▶ **Records for the task**:

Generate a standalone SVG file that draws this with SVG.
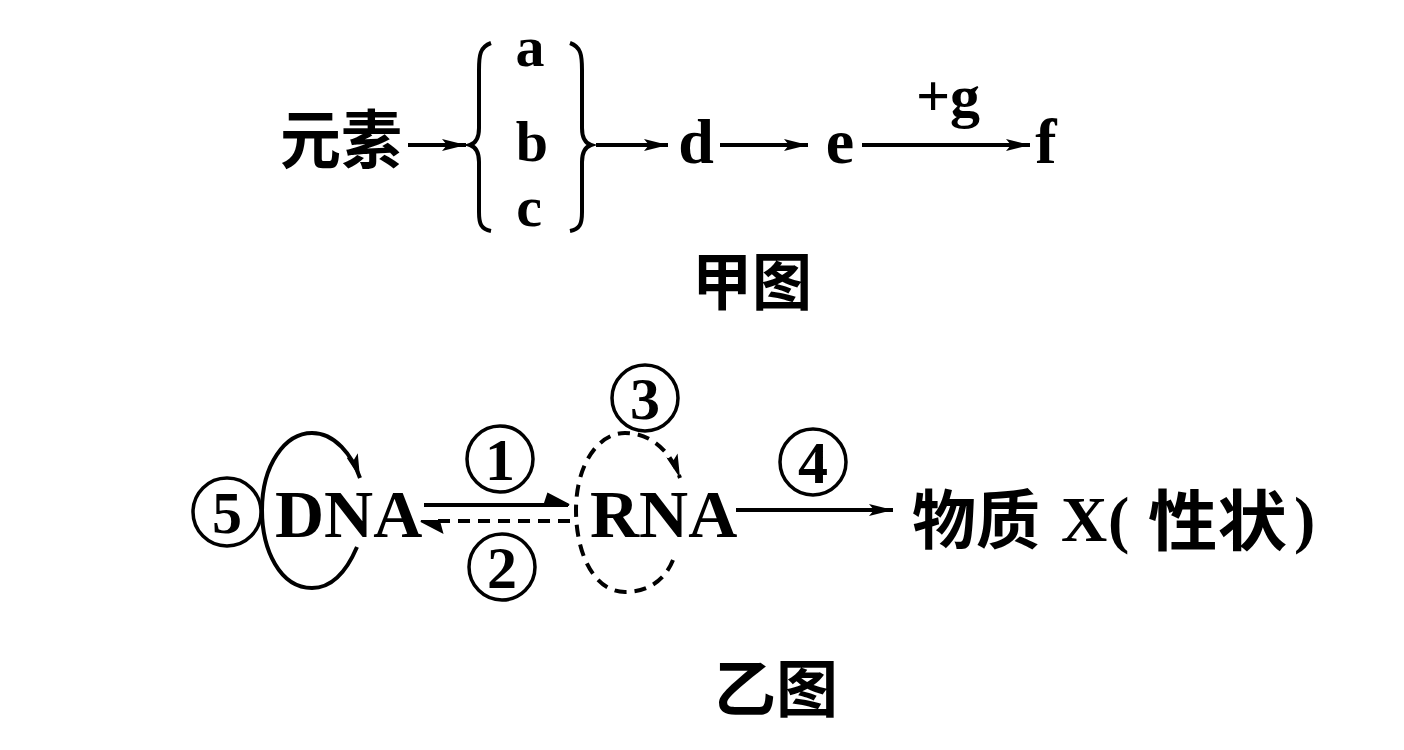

--

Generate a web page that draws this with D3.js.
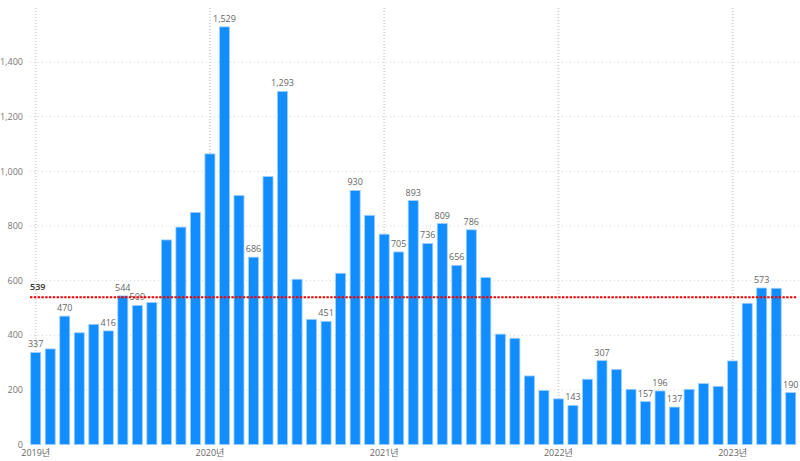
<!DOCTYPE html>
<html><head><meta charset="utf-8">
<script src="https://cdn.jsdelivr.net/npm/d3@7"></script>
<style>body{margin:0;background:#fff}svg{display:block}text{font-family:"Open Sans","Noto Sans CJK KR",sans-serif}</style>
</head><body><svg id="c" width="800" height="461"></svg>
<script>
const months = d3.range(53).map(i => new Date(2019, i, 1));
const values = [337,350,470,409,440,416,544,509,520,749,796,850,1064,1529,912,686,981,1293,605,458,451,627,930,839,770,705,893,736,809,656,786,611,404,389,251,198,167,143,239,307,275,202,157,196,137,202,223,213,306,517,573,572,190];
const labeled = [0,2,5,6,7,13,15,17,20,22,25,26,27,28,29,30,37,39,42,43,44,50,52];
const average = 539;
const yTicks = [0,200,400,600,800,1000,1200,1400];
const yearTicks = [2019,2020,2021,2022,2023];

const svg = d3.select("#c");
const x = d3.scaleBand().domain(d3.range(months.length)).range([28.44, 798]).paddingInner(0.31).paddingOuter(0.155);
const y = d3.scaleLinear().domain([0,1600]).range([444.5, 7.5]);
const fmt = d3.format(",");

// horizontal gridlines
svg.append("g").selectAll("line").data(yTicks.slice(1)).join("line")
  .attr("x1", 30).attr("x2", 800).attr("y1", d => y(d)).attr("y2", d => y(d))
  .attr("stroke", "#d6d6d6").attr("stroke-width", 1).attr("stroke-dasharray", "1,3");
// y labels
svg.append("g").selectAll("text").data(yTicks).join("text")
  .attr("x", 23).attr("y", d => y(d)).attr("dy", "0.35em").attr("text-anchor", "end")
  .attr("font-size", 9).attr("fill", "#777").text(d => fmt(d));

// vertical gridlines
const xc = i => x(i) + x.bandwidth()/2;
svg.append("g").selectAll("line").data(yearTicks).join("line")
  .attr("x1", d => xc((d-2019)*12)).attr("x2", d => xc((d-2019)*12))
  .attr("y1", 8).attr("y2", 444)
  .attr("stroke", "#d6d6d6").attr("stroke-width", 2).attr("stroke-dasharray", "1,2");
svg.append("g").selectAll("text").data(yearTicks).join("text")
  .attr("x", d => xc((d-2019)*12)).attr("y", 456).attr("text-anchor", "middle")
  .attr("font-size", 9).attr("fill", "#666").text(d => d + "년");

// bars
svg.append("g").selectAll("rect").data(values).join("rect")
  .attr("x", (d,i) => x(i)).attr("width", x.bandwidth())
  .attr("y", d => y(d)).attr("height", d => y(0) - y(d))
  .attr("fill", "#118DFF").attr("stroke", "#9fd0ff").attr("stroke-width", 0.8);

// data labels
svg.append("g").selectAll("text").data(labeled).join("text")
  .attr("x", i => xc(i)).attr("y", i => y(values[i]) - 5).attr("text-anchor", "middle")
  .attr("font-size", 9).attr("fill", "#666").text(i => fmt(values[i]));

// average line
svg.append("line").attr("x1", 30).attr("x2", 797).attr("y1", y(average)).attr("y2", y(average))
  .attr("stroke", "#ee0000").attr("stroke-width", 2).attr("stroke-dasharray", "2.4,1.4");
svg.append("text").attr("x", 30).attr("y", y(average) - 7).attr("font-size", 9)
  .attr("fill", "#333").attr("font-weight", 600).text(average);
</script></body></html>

▶ **Task goal**: Read the lines above. Gather those in which the string "this" is found.

▶ **Solution below**:
Generate a standalone SVG file that draws this with SVG.
Generate a web page that draws this with D3.js.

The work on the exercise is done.